Listen to the language your teen uses. Statements like “I memorized the steps but I do not know why” or “I can do it when I see the notes” often point to a need for guided instruction. On the other hand, “I know what to do, but I made careless algebra mistakes” may suggest a different support plan focused on checking work, pacing, and accuracy.
It can also help to look at where mistakes happen. If errors cluster in setup, interpretation, or notation, individualized academic support may be especially useful. If errors happen mainly in arithmetic or simplification, then the plan may need to include review of earlier math skills alongside current calculus content.
A parent question: what does effective help with AP Calculus AB foundations look like?
Effective support in this course is usually specific, interactive, and tied to current class demands. It does not look like handing a student an answer key or telling them to keep practicing until it clicks. It looks more like careful coaching.
For example, if your teen is struggling with the meaning of the derivative, effective instruction might begin with a graph and a real situation, such as a car’s position over time. The teacher or tutor might ask your teen to compare average speed over an interval with speed at one instant, then connect that reasoning to secant and tangent lines. Only after that conceptual work would they move into derivative notation and rules. This sequence helps students build understanding instead of memorizing disconnected procedures.
For limit problems, support might involve identifying whether the issue is substitution, simplification, one-sided behavior, or graph reading. A student who keeps plugging values in mechanically may need help recognizing when a limit question is really asking about behavior near a point rather than the function value at that point.
For applications, guided practice often includes modeling how to annotate a word problem, label quantities, and decide what the question is truly asking. In related rates, for instance, many students need explicit practice naming variables, writing relationships, and differentiating with respect to time. Once that structure becomes familiar, confidence often improves.
Individualized support also gives students room to ask the smaller questions they may not ask in class. They can stop and say, “Why did the negative sign change here?” or “How do I know whether this graph is concave up?” Those moments matter. They are often where real progress begins.
How families can support progress without turning home into calculus class
Parents do not need to reteach AP Calculus AB in order to be helpful. In fact, most teens respond better when support at home focuses on structure, reflection, and communication rather than content pressure.
One helpful step is asking your teen to show where a problem stopped making sense. Instead of asking, “Did you study?” try asking, “Which type of question feels least clear right now?” That invites more useful conversation. Your teen may be able to identify that they are fine with derivative rules but get lost on graph analysis, or that limits from tables feel easier than limits from equations.
It also helps to encourage active review. In calculus, simply rereading notes is often not enough. Students benefit from reworking missed problems, comparing correct and incorrect solutions, and explaining steps out loud. If your teen has access to a teacher, study group, or tutor, bringing one or two specific problems to discuss is usually more productive than saying, “I do not get chapter 3.”
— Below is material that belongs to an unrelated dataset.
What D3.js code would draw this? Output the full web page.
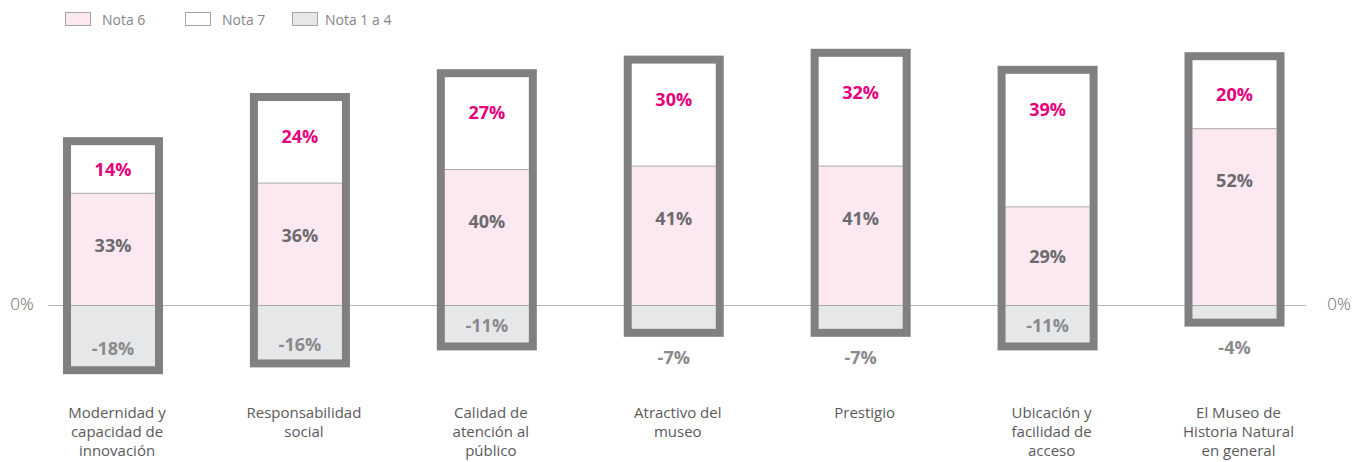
<!DOCTYPE html>
<html>
<head>
<meta charset="utf-8">
<script src="https://cdn.jsdelivr.net/npm/d3@7"></script>
<style>
  body { margin: 0; background: #fff; }
  svg { display: block; font-family: "Open Sans", "Noto Sans", sans-serif; }
</style>
</head>
<body>
<div id="chart"></div>
<script>
var categories = [
  "Modernidad y\ncapacidad de\ninnovación",
  "Responsabilidad\nsocial",
  "Calidad de\natención al\npúblico",
  "Atractivo del\nmuseo",
  "Prestigio",
  "Ubicación y\nfacilidad de\nacceso",
  "El Museo de\nHistoria Natural\nen general"
];
var nota6 = [33, 36, 40, 41, 41, 29, 52];
var nota7 = [14, 24, 27, 30, 32, 39, 20];
var nota1a4 = [-18, -16, -11, -7, -7, -11, -4];
var legendLabels = ["Nota 6", "Nota 7", "Nota 1 a 4"];

var width = 1357;
var height = 462;
var barWidth = 84;
var frameW = 8;

var pink = "#fce8f1";
var grey = "#e6e7e9";
var frameColor = "#808083";
var magenta = "#e4007c";

var svg = d3.select("#chart")
  .append("svg")
  .attr("width", width)
  .attr("height", height);

var x = d3.scalePoint()
  .domain(categories)
  .range([113, 1234.5]);

var y = d3.scaleLinear()
  .domain([-20, 80])
  .range([373, 33]);

var rows = categories.map(function(c, i) {
  return { cat: c, n6: nota6[i], n7: nota7[i], neg: nota1a4[i] };
});

// legend
var legendX = [65, 185, 292];
var legendFill = [pink, "#fff", grey];
var legend = svg.selectAll(".legend")
  .data(legendLabels)
  .enter()
  .append("g")
  .attr("class", "legend")
  .attr("transform", function(d, i) { return "translate(" + legendX[i] + ",12)"; });

legend.append("rect")
  .attr("x", 0.5)
  .attr("y", 0.5)
  .attr("width", 25)
  .attr("height", 13)
  .style("fill", function(d, i) { return legendFill[i]; })
  .style("stroke", "#a5a5a8");

legend.append("text")
  .attr("x", function(d, i) { return i == 2 ? 33 : 37; })
  .attr("y", 7)
  .attr("dominant-baseline", "central")
  .style("font-size", "14px")
  .style("fill", "#858588")
  .text(function(d) { return d; });

// zero line
svg.append("line")
  .attr("x1", 48)
  .attr("x2", 1306)
  .attr("y1", y(0) + 0.5)
  .attr("y2", y(0) + 0.5)
  .style("stroke", "#b2b2b4")
  .style("stroke-width", 1);

svg.selectAll(".zero")
  .data([22, 1339])
  .enter()
  .append("text")
  .attr("class", "zero")
  .attr("x", function(d) { return d; })
  .attr("y", y(0) - 2)
  .attr("text-anchor", "middle")
  .attr("dominant-baseline", "central")
  .style("font-size", "17px")
  .style("font-weight", 300)
  .style("fill", "#68686b")
  .text("0%");

var bars = svg.selectAll(".bar")
  .data(rows)
  .enter()
  .append("g")
  .attr("class", "bar")
  .attr("transform", function(d) { return "translate(" + (x(d.cat) - barWidth / 2) + ",0)"; });

// negative segment
bars.append("rect")
  .attr("y", y(0))
  .attr("width", barWidth)
  .attr("height", function(d) { return y(d.neg) - y(0); })
  .style("fill", grey);

// nota 6
bars.append("rect")
  .attr("y", function(d) { return y(d.n6); })
  .attr("width", barWidth)
  .attr("height", function(d) { return y(0) - y(d.n6); })
  .style("fill", pink);

// nota 7
bars.append("rect")
  .attr("y", function(d) { return y(d.n6 + d.n7); })
  .attr("width", barWidth)
  .attr("height", function(d) { return y(d.n6) - y(d.n6 + d.n7); })
  .style("fill", "#fff");

// separators
bars.append("line")
  .attr("x1", 0)
  .attr("x2", barWidth)
  .attr("y1", function(d) { return y(d.n6) + 0.5; })
  .attr("y2", function(d) { return y(d.n6) + 0.5; })
  .style("stroke", "#a9a9ac");

bars.append("line")
  .attr("x1", 0)
  .attr("x2", barWidth)
  .attr("y1", y(0) + 0.5)
  .attr("y2", y(0) + 0.5)
  .style("stroke", "#a9a9ac");

// frame
bars.append("rect")
  .attr("x", -frameW / 2)
  .attr("y", function(d) { return y(d.n6 + d.n7) - frameW / 2; })
  .attr("width", barWidth + frameW)
  .attr("height", function(d) { return y(d.neg) - y(d.n6 + d.n7) + frameW; })
  .style("fill", "none")
  .style("stroke", frameColor)
  .style("stroke-width", frameW);

// value labels
bars.append("text")
  .attr("x", barWidth / 2)
  .attr("y", function(d) {
    var top = y(d.n6 + d.n7);
    var h = y(d.n6) - top;
    return top + Math.min(h / 2, 35);
  })
  .attr("text-anchor", "middle")
  .attr("dominant-baseline", "central")
  .style("font-size", "18px")
  .style("font-weight", "bold")
  .style("fill", magenta)
  .text(function(d) { return d.n7 + "%"; });

bars.append("text")
  .attr("x", barWidth / 2)
  .attr("y", function(d) {
    var top = y(d.n6);
    var h = y(0) - top;
    return top + Math.min(h / 2, 52);
  })
  .attr("text-anchor", "middle")
  .attr("dominant-baseline", "central")
  .style("font-size", "18px")
  .style("font-weight", "bold")
  .style("fill", "#6b6b6e")
  .text(function(d) { return d.n6 + "%"; });

bars.append("text")
  .attr("x", barWidth / 2)
  .attr("y", function(d) {
    var h = y(d.neg) - y(0);
    if (d.neg > -9) return y(d.neg) + frameW + 20;
    return y(0) + h / 2 + (h > 40 ? 12 : 1);
  })
  .attr("text-anchor", "middle")
  .attr("dominant-baseline", "central")
  .style("font-size", "18px")
  .style("font-weight", "bold")
  .style("fill", "#8a8a8d")
  .text(function(d) { return d.neg + "%"; });

// category labels
var catText = svg.selectAll(".cat")
  .data(categories)
  .enter()
  .append("text")
  .attr("class", "cat")
  .attr("text-anchor", "middle")
  .attr("transform", function(d) { return "translate(" + (x(d) + 4) + ",418)"; })
  .style("font-size", "15px")
  .style("fill", "#5a5a5d");

catText.selectAll("tspan")
  .data(function(d) { return d.split("\n"); })
  .enter()
  .append("tspan")
  .attr("x", 0)
  .attr("dy", function(d, i) { return i == 0 ? 0 : 19; })
  .text(function(d) { return d; });
</script>
</body>
</html>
Families can also support healthy pacing. Because AP Calculus AB builds continuously, waiting until the night before a test often creates unnecessary stress. Short, consistent review sessions tend to work better than occasional long sessions. This is especially true for students who need repeated exposure before ideas stick.
If your teen is balancing multiple demanding classes, outside activities, and test preparation, individualized academic support can help them use their study time more effectively. A tutor can narrow the focus, target the actual misunderstanding, and reduce the frustration that comes from practicing the wrong thing repeatedly.
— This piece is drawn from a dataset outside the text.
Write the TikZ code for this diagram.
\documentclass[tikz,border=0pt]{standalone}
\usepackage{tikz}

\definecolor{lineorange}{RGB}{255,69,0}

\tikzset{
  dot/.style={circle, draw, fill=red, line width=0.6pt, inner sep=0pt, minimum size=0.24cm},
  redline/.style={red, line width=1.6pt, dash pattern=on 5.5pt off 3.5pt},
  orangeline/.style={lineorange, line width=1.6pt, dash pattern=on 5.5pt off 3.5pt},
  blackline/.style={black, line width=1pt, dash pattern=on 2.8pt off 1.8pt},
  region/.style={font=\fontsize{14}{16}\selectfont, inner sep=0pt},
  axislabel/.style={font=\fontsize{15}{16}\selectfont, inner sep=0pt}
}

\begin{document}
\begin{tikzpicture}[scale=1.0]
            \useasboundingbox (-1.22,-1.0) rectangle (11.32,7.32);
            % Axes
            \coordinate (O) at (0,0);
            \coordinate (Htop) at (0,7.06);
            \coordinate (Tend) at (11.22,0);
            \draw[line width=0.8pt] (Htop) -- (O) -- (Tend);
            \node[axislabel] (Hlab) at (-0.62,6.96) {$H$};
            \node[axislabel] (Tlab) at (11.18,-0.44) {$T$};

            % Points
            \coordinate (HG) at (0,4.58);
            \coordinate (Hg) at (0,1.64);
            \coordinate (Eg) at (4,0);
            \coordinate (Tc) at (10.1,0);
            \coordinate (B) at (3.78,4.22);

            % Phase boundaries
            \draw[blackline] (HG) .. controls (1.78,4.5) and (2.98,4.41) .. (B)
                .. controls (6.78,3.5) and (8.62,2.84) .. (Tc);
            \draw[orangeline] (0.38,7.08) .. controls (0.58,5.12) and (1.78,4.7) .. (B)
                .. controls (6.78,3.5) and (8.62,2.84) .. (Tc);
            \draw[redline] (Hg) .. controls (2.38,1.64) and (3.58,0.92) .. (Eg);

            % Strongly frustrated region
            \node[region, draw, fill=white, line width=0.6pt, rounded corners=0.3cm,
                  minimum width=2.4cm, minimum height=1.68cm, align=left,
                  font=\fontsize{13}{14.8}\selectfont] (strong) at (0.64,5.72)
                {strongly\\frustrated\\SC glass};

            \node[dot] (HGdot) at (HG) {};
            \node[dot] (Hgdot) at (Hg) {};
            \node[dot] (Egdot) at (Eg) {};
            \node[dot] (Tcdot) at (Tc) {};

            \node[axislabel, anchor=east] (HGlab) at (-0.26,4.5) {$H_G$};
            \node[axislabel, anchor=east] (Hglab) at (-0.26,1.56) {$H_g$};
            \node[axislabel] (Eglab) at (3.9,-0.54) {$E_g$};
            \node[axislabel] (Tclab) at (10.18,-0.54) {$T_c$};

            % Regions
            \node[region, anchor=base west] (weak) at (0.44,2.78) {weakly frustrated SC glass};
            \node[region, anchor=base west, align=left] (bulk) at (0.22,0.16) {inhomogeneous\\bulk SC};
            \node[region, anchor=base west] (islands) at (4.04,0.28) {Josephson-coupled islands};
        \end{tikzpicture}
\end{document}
Most importantly, remind your teen that needing support in a rigorous math course is normal. Many capable students benefit from extra explanation, feedback, and one-on-one practice. The goal is not to make calculus feel easy all the time. The goal is to help your teen build durable understanding, confidence, and independence over time.
Tutoring Support
When a student needs help with AP Calculus AB foundations, personalized instruction can be a practical and encouraging next step. K12 Tutoring works with families to identify where understanding is breaking down, whether that is function analysis, limits, derivatives, algebra accuracy, or applying concepts in word problems. With targeted feedback and guided practice, students can strengthen core skills, ask questions in real time, and develop more confidence in a course that often moves quickly. Support is designed to meet students where they are, so they can make steady progress without feeling overwhelmed.
Related Resources
- How To Build Your Child’s Confidence: A Parent’s Guide – Crimson Rise
- How High-Quality, Small-Group Tutoring Can Accelerate Learning – IES (U.S. Department of Education)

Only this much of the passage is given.